O Icidca foi estabelecido nas instalações do ICIT (Instituto Cubano de Pesquisas Tecnológicas, por sua sigla em espanhol), centro criado de forma apressada pela ditadura de Fulgencio Batista em 1954, sob pressão das recomendações da comissão Truslow do governo dos Estados Unidos, que visitou Cuba para propor um programa de desenvolvimento econômico ao país.
No entanto, esse centro, segundo foi reconhecido depois, esteve longe de ter uma estratégia científica; sua infraestrutura de laboratório e de recursos humanos era limitada, com conhecimento e experiência insuficientes, e eram pesquisados temas que muitas vezes não respondiam às necessidades da ilha.
O Icidca começou a andar com estes antecedentes, urgido pelas respostas às missões que o Che tinha colocado à cargo do centro. Foi muito necessário definir os objetivos imediatos exigidos pelo desenvolvimento da diversificação, ordenar os meios científicos disponíveis e o mais importante, incorporar os profissionais preparados para a tarefa de pesquisa.
Derivados
Graças ao apoio do país inteiro, Cuba chegou a ter na década de 1980 uma das indústrias de derivados mais importantes do mundo, com um espectro de diversificação que incluía ao redor de 35 produtos diferentes que satisfaziam necessidades de várias indústrias.

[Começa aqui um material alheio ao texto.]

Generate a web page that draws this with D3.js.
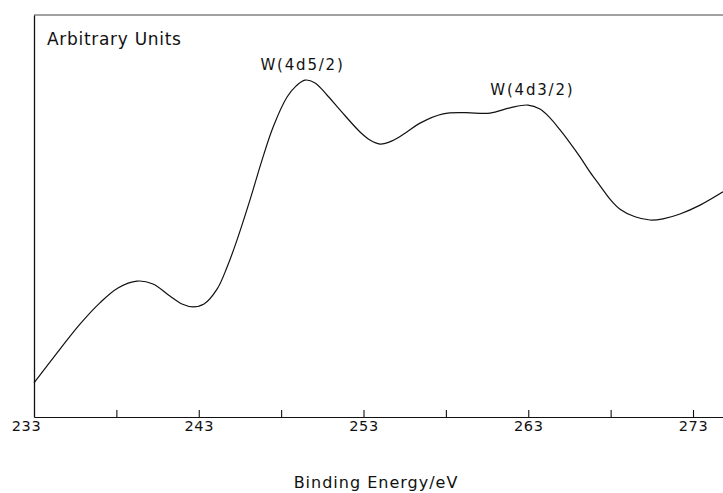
<!DOCTYPE html>
<html>
<head>
<meta charset="utf-8">
<script src="https://cdn.jsdelivr.net/npm/d3@7"></script>
<style>
  html, body { margin: 0; padding: 0; background: #fff; }
  svg { display: block; }
  text { font-family: "DejaVu Sans", sans-serif; fill: #111; }
</style>
</head>
<body>
<svg id="chart" width="723" height="493"></svg>
<script>
// ---- data ----
const energy = [233.0, 234.58, 235.79, 237.0, 238.1, 239.25, 240.22, 241.25, 241.98, 242.65,
  243.32, 244.11, 244.72, 245.32, 246.11, 246.84, 247.51, 248.36, 248.9, 249.45,
  250.06, 250.78, 251.57, 252.79, 253.39, 254.0, 254.73, 255.52, 256.43, 257.83,
  259.16, 260.68, 261.89, 262.98, 263.71, 264.32, 264.93, 265.53, 266.14, 266.75,
  267.36, 267.96, 268.57, 269.48, 270.39, 271.18, 272.21, 273.43, 274.82];
const intensity = [8.5, 16.9, 23.1, 28.4, 32.1, 33.8, 33.1, 30.1, 28.1, 27.4,
  28.1, 31.8, 37.3, 44.0, 54.0, 63.9, 72.1, 79.6, 82.3, 83.8,
  83.1, 80.1, 76.4, 70.9, 68.9, 67.9, 68.7, 70.6, 73.1, 75.4,
  75.7, 75.6, 76.9, 77.6, 76.6, 74.4, 71.4, 68.2, 64.7, 60.9,
  57.5, 54.2, 51.7, 49.8, 49.0, 49.3, 50.5, 52.7, 56.0];
const tickValues = [238, 243, 248, 253, 258, 263, 268, 273];
const tickLabels = [233, 243, 253, 263, 273];
const peakLabels = ["W(4d5/2)", "W(4d3/2)"];
const peakLabelEnergy = [249.3, 263.25];
const peakLabelIntensity = [86.3, 80.0];
const xTitle = "Binding Energy/eV";
const yTitle = "Arbitrary Units";

// ---- layout ----
const svg = d3.select("#chart");
const mLeft = 34, mRight = 723, mTop = 15, mBottom = 417;

const x = d3.scaleLinear().domain([233, 274.82]).range([mLeft, mRight]);
const y = d3.scaleLinear().domain([0, 100]).range([mBottom, mTop]);

// top frame line
svg.append("line")
  .attr("x1", mLeft).attr("x2", mRight)
  .attr("y1", y(100)).attr("y2", y(100))
  .attr("stroke", "#444").attr("stroke-width", 1);

// left axis (no ticks)
const yAxis = svg.append("g")
  .attr("transform", `translate(${mLeft},0)`)
  .call(d3.axisLeft(y).tickValues([]).tickSizeOuter(0));
yAxis.select(".domain").attr("stroke", "#111").attr("stroke-width", 1.3);

// bottom axis with inward ticks
const xAxis = svg.append("g")
  .attr("transform", `translate(0,${mBottom})`)
  .call(d3.axisBottom(x)
    .tickValues([233].concat(tickValues))
    .tickSizeInner(-7)
    .tickSizeOuter(0)
    .tickPadding(4)
    .tickFormat(d => tickLabels.includes(d) ? String(d) : ""));
xAxis.select(".domain").attr("stroke", "#111").attr("stroke-width", 1.2);
xAxis.selectAll(".tick line").attr("stroke", "#111").attr("stroke-width", 1.1);
xAxis.selectAll(".tick").filter(d => d === 233).select("line").remove();
xAxis.selectAll(".tick text")
  .attr("font-family", "DejaVu Sans, sans-serif")
  .attr("font-size", 14.5)
  .attr("letter-spacing", 0.6)
  .attr("fill", "#111")
  .attr("dx", d => d === 233 ? -8 : 0);

// curve
const pts = energy.map((e, i) => [e, intensity[i]]);
const line = d3.line()
  .x(d => x(d[0]))
  .y(d => y(d[1]))
  .curve(d3.curveCatmullRom.alpha(0.5));
svg.append("path")
  .datum(pts)
  .attr("d", line)
  .attr("fill", "none")
  .attr("stroke", "#111")
  .attr("stroke-width", 1.2);

// y title
svg.append("text")
  .attr("x", 47).attr("y", 45)
  .attr("font-size", 17)
  .attr("letter-spacing", 0.7)
  .text(yTitle);

// peak labels
svg.selectAll("text.peak")
  .data(peakLabels)
  .join("text")
  .attr("class", "peak")
  .attr("x", (d, i) => x(peakLabelEnergy[i]))
  .attr("y", (d, i) => y(peakLabelIntensity[i]))
  .attr("text-anchor", "middle")
  .attr("font-size", 15)
  .attr("letter-spacing", 1.8)
  .text(d => d);

// x title
svg.append("text")
  .attr("x", 376).attr("y", 488)
  .attr("text-anchor", "middle")
  .attr("font-size", 16)
  .attr("letter-spacing", 1)
  .text(xTitle);
</script>
</body>
</html>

Dispunha de numerosas instalações produtoras de álcool, fermento Torula, mel proteico e ração animal (o setor contribuía no período de seca com quase quatro milhões de toneladas de nutrientes à pecuária), além de um dos maiores conhecimentos no âmbito da diversificação em todo o mundo.
Infelizmente as condições do chamado período especial deram um duro golpe à agroindústria e, como parte dela, aos derivados, pois teve que paralisar muitas plantas e esperar por épocas melhores nas quais seria possível começar sua recuperação graças à recuperação econômica do país.
Segundo destacou Gálvez, o Icicda conta hoje com um centro de referência de álcoois, e outro para o estudo e tratamento de efluentes e do meio ambiente, além de uma ampla faixa de produtos segundo as necessidades econômicas do país, boa parte deles com o desenvolvimento da produção agrícola nacional.
Um grupo importante favorece o desenvolvimento acelerado das sementes – como é o caso do Fitomas – outro adianta o florescimento, melhorando as condições da matéria prima para sua colheita. Estes são utilizados pelo Grupo Empresarial Azcuba, pelo Ministério de Agricultura e pela Associação Nacional de Pequenos Agricultores, entre outros.
Com seus erros e acertos, como toda instituição com muito tempo, o Icidca (que integra novamente dentro de si o Icinaz e o Cuba-9 depois do surgimento do Azcuba), fez importantes contribuições como conhecimentos e transferência de tecnologia, sendo amplamente conhecido na região e no mundo.
O presidente de Azcuba, Orlando García, explica que essa instituição simboliza o ideário do líder cubano Fidel Castro e do Che na diversificação da cana de açúcar, matéria prima renovável que pode resolver os principais problemas que perturbam a humanidade: alimentação, energia e meio ambiente.
A instituição conta com experiência e força de trabalho capacitada, destacou, e chamou a resgatar a disciplina tecnológica e a eficiência na indústria do açúcar. Como declarou recentemente à Prensa Latina o diretor geral da organização Internacional do Açúcar (OIA), o alemão Peter Baron, o açúcar é atualmente um produto a mais da cana, que contribui com outros elementos tão importantes como energia elétrica, combustíveis, álcoois e muitos mais.
A diversificação é a palavra mágica deste setor. Tudo que quiser subsistir nesse setor terá que se diversificar, sublinhou o executivo da OIA, que reúne mais de 80 países.
*Roberto Salomón é jornalista da redação de Economia da Prensa Latina.